What you will do ->
Output the material below unchanged, apart from leaving out the pictures.

Data section ->
----

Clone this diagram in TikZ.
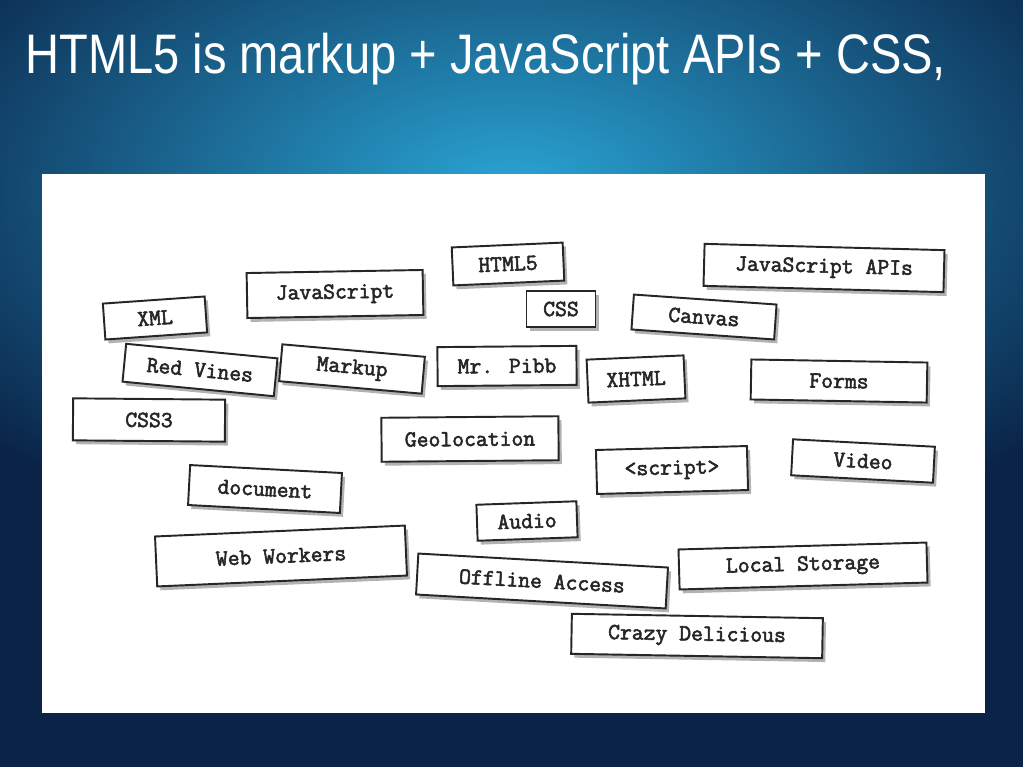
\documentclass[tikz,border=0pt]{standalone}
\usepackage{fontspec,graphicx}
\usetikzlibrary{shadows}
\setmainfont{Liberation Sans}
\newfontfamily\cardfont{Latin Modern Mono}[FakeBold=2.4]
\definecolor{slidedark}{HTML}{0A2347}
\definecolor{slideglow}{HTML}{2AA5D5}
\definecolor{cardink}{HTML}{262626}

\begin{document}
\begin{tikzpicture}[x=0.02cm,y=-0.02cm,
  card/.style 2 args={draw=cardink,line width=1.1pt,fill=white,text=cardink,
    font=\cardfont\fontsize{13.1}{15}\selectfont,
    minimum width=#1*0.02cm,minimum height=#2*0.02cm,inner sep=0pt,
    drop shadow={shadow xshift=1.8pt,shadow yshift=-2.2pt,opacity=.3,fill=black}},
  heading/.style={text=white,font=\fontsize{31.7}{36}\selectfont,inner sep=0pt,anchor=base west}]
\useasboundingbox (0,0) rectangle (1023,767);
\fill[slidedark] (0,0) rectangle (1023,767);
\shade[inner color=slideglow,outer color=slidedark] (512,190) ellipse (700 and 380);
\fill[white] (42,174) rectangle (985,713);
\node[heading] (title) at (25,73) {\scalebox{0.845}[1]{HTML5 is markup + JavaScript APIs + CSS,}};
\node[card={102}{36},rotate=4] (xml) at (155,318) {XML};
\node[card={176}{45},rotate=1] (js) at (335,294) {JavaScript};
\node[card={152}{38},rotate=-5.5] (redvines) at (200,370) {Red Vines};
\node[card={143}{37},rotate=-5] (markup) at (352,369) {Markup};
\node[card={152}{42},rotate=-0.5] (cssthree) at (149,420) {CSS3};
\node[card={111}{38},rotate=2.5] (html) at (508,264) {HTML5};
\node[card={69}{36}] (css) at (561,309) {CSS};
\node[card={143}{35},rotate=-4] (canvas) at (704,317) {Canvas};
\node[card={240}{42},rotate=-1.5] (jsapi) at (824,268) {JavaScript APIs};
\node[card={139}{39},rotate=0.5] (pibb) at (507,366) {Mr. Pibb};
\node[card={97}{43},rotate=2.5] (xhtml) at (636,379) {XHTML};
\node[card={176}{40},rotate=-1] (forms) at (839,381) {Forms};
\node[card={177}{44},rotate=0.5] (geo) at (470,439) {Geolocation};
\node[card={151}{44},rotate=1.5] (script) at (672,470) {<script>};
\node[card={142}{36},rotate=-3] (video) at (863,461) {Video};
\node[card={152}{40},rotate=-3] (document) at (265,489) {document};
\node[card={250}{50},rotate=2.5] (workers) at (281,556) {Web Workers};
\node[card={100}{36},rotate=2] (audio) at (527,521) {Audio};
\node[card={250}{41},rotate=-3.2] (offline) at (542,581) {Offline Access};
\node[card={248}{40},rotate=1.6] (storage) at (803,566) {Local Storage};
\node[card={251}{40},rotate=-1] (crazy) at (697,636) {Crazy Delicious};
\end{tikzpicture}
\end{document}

----

Complete output ->
Clone this diagram in TikZ.
\documentclass[tikz,border=0pt]{standalone}
\usepackage{fontspec,graphicx}
\usetikzlibrary{shadows}
\setmainfont{Liberation Sans}
\newfontfamily\cardfont{Latin Modern Mono}[FakeBold=2.4]
\definecolor{slidedark}{HTML}{0A2347}
\definecolor{slideglow}{HTML}{2AA5D5}
\definecolor{cardink}{HTML}{262626}

\begin{document}
\begin{tikzpicture}[x=0.02cm,y=-0.02cm,
  card/.style 2 args={draw=cardink,line width=1.1pt,fill=white,text=cardink,
    font=\cardfont\fontsize{13.1}{15}\selectfont,
    minimum width=#1*0.02cm,minimum height=#2*0.02cm,inner sep=0pt,
    drop shadow={shadow xshift=1.8pt,shadow yshift=-2.2pt,opacity=.3,fill=black}},
  heading/.style={text=white,font=\fontsize{31.7}{36}\selectfont,inner sep=0pt,anchor=base west}]
\useasboundingbox (0,0) rectangle (1023,767);
\fill[slidedark] (0,0) rectangle (1023,767);
\shade[inner color=slideglow,outer color=slidedark] (512,190) ellipse (700 and 380);
\fill[white] (42,174) rectangle (985,713);
\node[heading] (title) at (25,73) {\scalebox{0.845}[1]{HTML5 is markup + JavaScript APIs + CSS,}};
\node[card={102}{36},rotate=4] (xml) at (155,318) {XML};
\node[card={176}{45},rotate=1] (js) at (335,294) {JavaScript};
\node[card={152}{38},rotate=-5.5] (redvines) at (200,370) {Red Vines};
\node[card={143}{37},rotate=-5] (markup) at (352,369) {Markup};
\node[card={152}{42},rotate=-0.5] (cssthree) at (149,420) {CSS3};
\node[card={111}{38},rotate=2.5] (html) at (508,264) {HTML5};
\node[card={69}{36}] (css) at (561,309) {CSS};
\node[card={143}{35},rotate=-4] (canvas) at (704,317) {Canvas};
\node[card={240}{42},rotate=-1.5] (jsapi) at (824,268) {JavaScript APIs};
\node[card={139}{39},rotate=0.5] (pibb) at (507,366) {Mr. Pibb};
\node[card={97}{43},rotate=2.5] (xhtml) at (636,379) {XHTML};
\node[card={176}{40},rotate=-1] (forms) at (839,381) {Forms};
\node[card={177}{44},rotate=0.5] (geo) at (470,439) {Geolocation};
\node[card={151}{44},rotate=1.5] (script) at (672,470) {<script>};
\node[card={142}{36},rotate=-3] (video) at (863,461) {Video};
\node[card={152}{40},rotate=-3] (document) at (265,489) {document};
\node[card={250}{50},rotate=2.5] (workers) at (281,556) {Web Workers};
\node[card={100}{36},rotate=2] (audio) at (527,521) {Audio};
\node[card={250}{41},rotate=-3.2] (offline) at (542,581) {Offline Access};
\node[card={248}{40},rotate=1.6] (storage) at (803,566) {Local Storage};
\node[card={251}{40},rotate=-1] (crazy) at (697,636) {Crazy Delicious};
\end{tikzpicture}
\end{document}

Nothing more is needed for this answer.